In 1975, the ‘summer blockbuster’ was born. Jaws was a watershed moment for the film industry, which historically banked on people visiting theatres for warmth and entertainment in the winter months. Steven Speilberg’s ominous marketing campaign, ‘just when you thought it was safe to go back in the water,’ was a resounding success, driving customers from the beaches into the movie theatres. The challenge today is no different, and in 2023 we have two polar opposite films going head-to-head for the top prize on 21st July to be crowned this summer’s blockbuster hit.

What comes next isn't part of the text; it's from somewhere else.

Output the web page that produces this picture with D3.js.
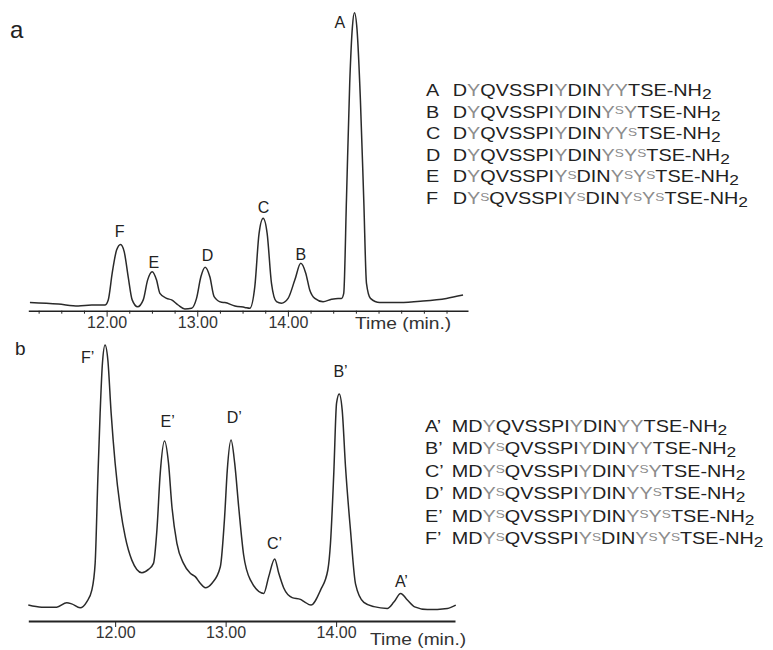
<!DOCTYPE html>
<html>
<head>
<meta charset="utf-8">
<script src="https://cdn.jsdelivr.net/npm/d3@7"></script>
<style>
  body { margin: 0; background: #fff; }
  svg { display: block; }
</style>
</head>
<body>
<div id="chart"></div>
<script>
// chromatogram a: retention time (min) and detector signal (relative units)
var timeA = [11.154, 11.466, 11.687, 11.835, 11.981, 12.018, 12.062, 12.110, 12.154, 12.194, 12.238, 12.282, 12.342, 12.404, 12.452, 12.503, 12.551, 12.588, 12.662, 12.717, 12.789, 12.863, 12.937, 12.992, 13.040, 13.087, 13.139, 13.186, 13.268, 13.304, 13.415, 13.525, 13.580, 13.635, 13.682, 13.727, 13.771, 13.819, 13.874, 13.929, 14.002, 14.076, 14.142, 14.197, 14.241, 14.297, 14.388, 14.481, 14.553, 14.591, 14.616, 14.646, 14.682, 14.712, 14.734, 14.763, 14.800, 14.837, 14.867, 14.911, 15.013, 15.234, 15.491, 15.749, 15.932];
var signalA = [2.7, 2.2, 1.6, 1.9, 1.9, 3.6, 12.6, 20.2, 22.1, 19.7, 11.3, 3.6, 1.3, 3.6, 10.2, 13.0, 10.2, 5.8, 4.1, 3.6, 1.9, 0.6, 0.8, 4.1, 11.3, 14.5, 11.3, 4.7, 2.8, 2.7, 1.6, 1.1, 0.8, 8.0, 25.8, 30.8, 25.8, 9.1, 3.0, 2.5, 4.1, 10.2, 15.8, 12.5, 6.9, 4.1, 3.0, 3.8, 4.1, 4.1, 5.8, 36.9, 75.8, 94.7, 99.3, 93.6, 70.2, 36.9, 9.1, 4.1, 2.7, 2.7, 3.2, 4.1, 5.2];

// chromatogram b
var timeB = [11.214, 11.335, 11.471, 11.562, 11.607, 11.683, 11.743, 11.789, 11.819, 11.843, 11.864, 11.885, 11.909, 11.934, 11.964, 12.000, 12.045, 12.091, 12.151, 12.242, 12.302, 12.347, 12.378, 12.408, 12.447, 12.483, 12.514, 12.559, 12.619, 12.680, 12.725, 12.770, 12.816, 12.877, 12.952, 12.991, 13.015, 13.049, 13.082, 13.118, 13.163, 13.224, 13.345, 13.390, 13.444, 13.481, 13.526, 13.602, 13.677, 13.713, 13.772, 13.859, 13.925, 13.949, 13.979, 14.004, 14.028, 14.055, 14.085, 14.130, 14.176, 14.251, 14.342, 14.463, 14.523, 14.584, 14.645, 14.711, 14.826, 15.007, 15.083];
var signalB = [5.3, 4.6, 4.6, 6.1, 5.7, 4.4, 6.4, 10.3, 19.2, 47.0, 69.2, 85.9, 92.0, 87.0, 69.2, 52.6, 38.1, 28.1, 20.3, 16.1, 17.2, 19.2, 30.3, 49.2, 60.0, 52.6, 38.1, 25.9, 19.2, 15.9, 14.8, 12.6, 11.1, 12.6, 18.1, 34.8, 50.3, 60.3, 52.6, 38.1, 22.0, 13.7, 9.2, 14.8, 20.7, 15.9, 11.0, 7.8, 7.2, 6.4, 5.3, 10.3, 17.0, 25.9, 49.3, 72.6, 75.7, 70.3, 51.4, 30.3, 12.3, 6.2, 4.8, 4.2, 6.3, 9.2, 7.0, 4.7, 3.8, 4.2, 5.3];

// peak labels: name, time, signal where the label sits
var peakNamesA = ["A", "B", "C", "D", "E", "F"];
var peakTimesA = [14.572, 14.142, 13.731, 13.114, 12.521, 12.143];
var peakLevelsA = [94.1, 16.9, 32.6, 16.7, 14.2, 24.7];

var peakNamesB = ["A’", "B’", "C’", "D’", "E’", "F’"];
var peakTimesB = [14.591, 14.040, 13.442, 13.079, 12.476, 11.751];
var peakLevelsB = [11.4, 81.2, 23.9, 65.9, 64.8, 86.1];

// tick labels
var majorTicks = [12, 13, 14];
var minorTicksA = [11.25, 11.5, 11.75, 12.25, 12.5, 12.75, 13.25, 13.5, 13.75, 14.25, 14.5, 14.75, 15, 15.25, 15.5, 15.75];
var axisTitle = "Time (min.)";

// legend sequences: Y = tyrosine (grey), s = sulfate on the preceding Y, 2 = subscript
var seqA = ["DYQVSSPIYDINYYTSE-NH2", "DYQVSSPIYDINYsYTSE-NH2", "DYQVSSPIYDINYYsTSE-NH2",
  "DYQVSSPIYDINYsYsTSE-NH2", "DYQVSSPIYsDINYsYsTSE-NH2", "DYsQVSSPIYsDINYsYsTSE-NH2"];
var seqB = ["MDYQVSSPIYDINYYTSE-NH2", "MDYsQVSSPIYDINYYTSE-NH2", "MDYsQVSSPIYDINYsYTSE-NH2",
  "MDYsQVSSPIYDINYYsTSE-NH2", "MDYsQVSSPIYDINYsYsTSE-NH2", "MDYsQVSSPIYsDINYsYsTSE-NH2"];

var font = "'Liberation Sans', Arial, sans-serif";
var ink = "#222";
var grey = "#8c8c8c";

var svg = d3.select("#chart")
  .append("svg")
  .attr("width", 773)
  .attr("height", 650)
  .style("font-family", font);

// Scales
var xA = d3.scaleLinear().domain([11.136, 15.987]).range([28.3, 468]);
var yA = d3.scaleLinear().domain([0, 100]).range([310.7, 10.7]);
var xB = d3.scaleLinear().domain([11.214, 15.076]).range([28.3, 455]);
var yB = d3.scaleLinear().domain([0, 100]).range([621, 321]);

function drawTrace(times, values, x, y) {
  var line = d3.line()
    .x(d => x(d[0]))
    .y(d => y(d[1]))
    .curve(d3.curveMonotoneX);
  svg.append("path")
    .datum(d3.zip(times, values))
    .attr("d", line)
    .attr("fill", "none")
    .attr("stroke", "#2a2a2a")
    .attr("stroke-width", 1.5)
    .attr("stroke-linejoin", "round");
}

function drawAxis(x, yPos, lineW, minor, titleX, titleY) {
  if (minor) {
    var mg = svg.append("g")
      .attr("transform", `translate(0, ${yPos})`)
      .call(d3.axisBottom(x).tickValues(minor).tickFormat("").tickSize(3).tickSizeOuter(0));
    mg.select(".domain").remove();
    mg.selectAll(".tick line").attr("stroke", ink);
  }
  var g = svg.append("g")
    .attr("transform", `translate(0, ${yPos})`)
    .call(d3.axisBottom(x).tickValues(majorTicks).tickFormat(d3.format(".2f")).tickSize(6).tickSizeOuter(0));
  g.attr("font-family", font);
  g.select(".domain").attr("stroke", ink).attr("stroke-width", lineW);
  g.selectAll(".tick line").attr("stroke", ink);
  g.selectAll(".tick text")
    .attr("font-size", 16)
    .attr("fill", "#333")
    .attr("y", 6);

  svg.append("text")
    .attr("transform", `translate(${titleX}, ${titleY}) scale(1.2, 1)`)
    .attr("font-size", 16)
    .attr("fill", "#333")
    .text(axisTitle);
}

function drawPeakLabels(names, times, levels, x, y) {
  svg.selectAll(null)
    .data(names)
    .enter()
    .append("text")
    .attr("x", (d, i) => x(times[i]))
    .attr("y", (d, i) => y(levels[i]))
    .attr("text-anchor", "middle")
    .attr("font-size", 16)
    .attr("fill", ink)
    .text(d => d);
}

function addSequence(text, seq) {
  var cur = 0;
  function piece(str, color, size, off) {
    text.append("tspan")
      .attr("fill", color)
      .attr("font-size", size)
      .attr("dy", off - cur)
      .text(str);
    cur = off;
  }
  for (var i = 0; i < seq.length; i++) {
    var c = seq[i];
    if (c == "Y") piece("Y", grey, 16, 0);
    else if (c == "s") piece("S", grey, 11, -3.5);
    else if (c == "2") piece("2", ink, 14, 3);
    else piece(c, ink, 16, 0);
  }
}

function drawLegend(names, seqs, x0, y0, step) {
  names.forEach(function(name, i) {
    var row = svg.append("g")
      .attr("transform", `translate(${x0}, ${y0 + i * step}) scale(1.24, 1)`);
    row.append("text")
      .attr("font-size", 16)
      .attr("fill", ink)
      .text(name);
    var t = row.append("text")
      .attr("x", 21.5)
      .attr("font-size", 16)
      .attr("fill", ink);
    addSequence(t, seqs[i]);
  });
}

// Panel a
drawTrace(timeA, signalA, xA, yA);
drawAxis(xA, 310.7, 1.5, minorTicksA, 355, 328.5);
drawPeakLabels(peakNamesA, peakTimesA, peakLevelsA, xA, yA);
drawLegend(peakNamesA, seqA, 426, 96, 21.6);

// Panel b
drawTrace(timeB, signalB, xB, yB);
drawAxis(xB, 621, 2, null, 370, 645);
drawPeakLabels(peakNamesB, peakTimesB, peakLevelsB, xB, yB);
drawLegend(peakNamesB, seqB, 425, 432, 22.4);

// panel letters
svg.append("text").attr("x", 10).attr("y", 38).attr("font-size", 24).attr("fill", ink).text("a");
svg.append("text").attr("x", 15).attr("y", 355).attr("font-size", 19).attr("fill", ink).text("b");
</script>
</body>
</html>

The studios in question are Universal Pictures and Warner Brothers, the latter of which is celebrating its centenary anniversary this year. Universal Pictures is going to the races with Oppenheimer, the highly anticipated Christopher Nolan drama documenting the life of J. Robert Oppenheimer and the Manhattan project. Warner Bros. is taking a very different turn with the release of Barbie, directed by Greta Gerwig which will follow the famous doll having an uncharacteristic existential crisis. It seems like the perfect gender war, boys versus girls, but it’s much more than that. The proof will be in the box office figures and how well its pre-release marketing and subsequent word of mouth will spread to get more footfall into theatres.
BARBIE
Barbie has been in the works for years, and the first online still of the movie surfaced in 2022 with real life Barbie and Ken (Margot Robbie and Ryan Gosling) on Venice Beach in skin tight get-ups and roller skates which Robbie in promotional interviews has called ‘the most embarrassing day of my life.’ This wasn’t an accident, it was a stunt that thrived on an open set that courted the attention of onlookers. Warner Brothers wanted to showcase Ken and Barbie being made a mockery of in the real world.
It was clear to the studio that this couldn’t be your average action film of a doll brought into the real world. And they were acutely aware that a doll over 65 years old needs a good bit of freshening up for the modern age. As post-production continued, online virality started earlier this year when a variety of ‘Barbies’ and ‘Kens’ debuted through Warner Bros. social channels. Each of the characters had the same name, highlighting the diversity of Barbies and Kens, without a diversity of names.
After socials were exhausted, the trailers started which were drip fed. At first, they started with humour, casting the net out as wide as they could mainly by making fun of the innocence of the dolls with Ken wanting to spend the night with Barbie but having no idea what they were meant to do. In future trailers, it got darker and the words of Greta Gerwig started to shine through. The ads started alluding to the Barbie movie as a kind of existential drama, a kind of meta approach where she escapes Barbie Land and heads to Los Angeles only to be confronted by ‘reality.’ Trailers said that the movie was for ‘those who love Barbie and those who hate Barbie’ appealing to both the diehards and the cynics. This meant they could capture those with no affinity, as well as those so deeply entwined with the Barbie brand that they are only too delighted to see Barbie as three dimensional.
Warner Brothers didn’t stop there, they made Barbie come to life, with a real life Airbnb listing for Barbie’s Malibu Dream house, complete with floating letters in the pool spelling out KEN. Even Margot Robbie taking Architectural Digest through the dream house as if it was the doll herself brough Barbie into the modern age. It’s Barbie’s world and this summer we are living in it
OPPENHEIMER
The tagline for Oppenheimer is leading with ‘The World Forever Changes’ and will focus on that pivotal point in our history as a society where a development was made and we could not go back.
In terms of marketing, Universal Pictures has taken a softer touch approach to Oppenheimer, maintaining a meek and sombre tone prior to release. They have not promoted it anywhere close to the level of Barbie, but in many ways they know they won’t have to. Nolan’s name has its own cache that acts as its own marketing currency that doesn’t have to be budgeted for.
In a kind of freak accident, parts of the Warner Brother lot caught fire over the last week. The smoke could be seen billowing out of buildings on the backlot, creating a strange image that could be interpreted as a nuclear mushroom cloud behind a fluorescent pink billboard for the Barbie movie, with some people commenting humourously ‘the Oppenheimer promo begins.’
May the best summer blockbuster win.